AI-Driven Urban Resource Optimisation

This trend focuses on using AI and data analytics to optimise the management of urban resources such as energy, water, and traffic. AI analyses real-time data from sensors and smart infrastructure to monitor consumption, predict demand, automate controls, and identify inefficiencies.

In energy, AI optimises smart grids, integrates renewable energy sources, and manages energy use in buildings. For water, it detects leaks, predicts demand, and optimises distribution. In traffic, AI dynamically adjusts signals, predicts congestion, and optimises public transport. Copenhagen uses AI for energy optimisation, Tucson for predictive maintenance of water pipes, and cities like Seattle and Singapore for AI-driven traffic management.

Benefits include increased efficiency, reduced resource waste and costs, greater environmental sustainability, improved traffic flow, and more reliable services. However, challenges remain in implementation costs, data security and privacy issues, the risk of algorithmic biases disadvantaging certain areas, a lack of transparency in AI models, and cybersecurity vulnerabilities. An integrated approach, potentially using DTs, is key to optimising these interconnected systems.

Digital Identity and E-Governance: Connecting Citizens and Services

This trend involves using Digital Identity systems to provide citizens with seamless access to online government services (E-Governance), aiming for accessibility, citizen participation, and transparency. AI plays a role in personalising services and analysing usage data for service improvement.
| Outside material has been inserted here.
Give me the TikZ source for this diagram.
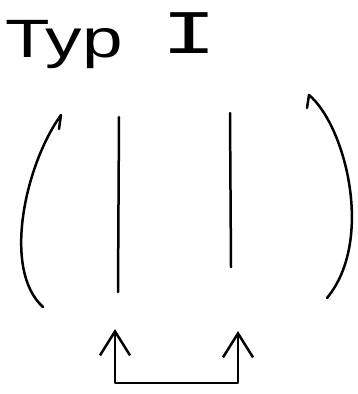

Estonia offers over 99% of services online through its mandatory eID, and Singapore’s Singpass provides access to thousands of public and private sector services. Benefits include greater convenience, governmental efficiency, transparency, and increased participation. The global digital divide poses a significant equity challenge. The concentration of sensitive data creates substantial privacy and security risks, demanding robust data protection.

Concerns about government surveillance must be addressed to maintain trust. Digital identity acts as a crucial enabler for other smart city trends (like MaaS payments or e-health access) but also amplifies risks if not governed securely and inclusively.

Weaving the Threads: Navigating the Smart Urban Future

These five trends are interconnected, with smart mobility impacting health, digital twins aiding planning across sectors, and digital identity enabling services. Conflicts arise as data needs clash with privacy, efficiency goals conflict with equity, and surveillance is a cross-cutting concern. Successfully navigating this complex landscape requires a human-centred approach, prioritising health, equity, privacy, security, and citizen participation.

The rapid pace of technological change outstrips the development of effective and ethical governmental frameworks, a critical gap needing proactive policies, multi-stakeholder collaboration, and investment in ethical assurance. The smartest cities of 2025 and beyond will be those that leverage innovation not just for technological advancement, but to build more just, resilient, and truly liveable environments for all.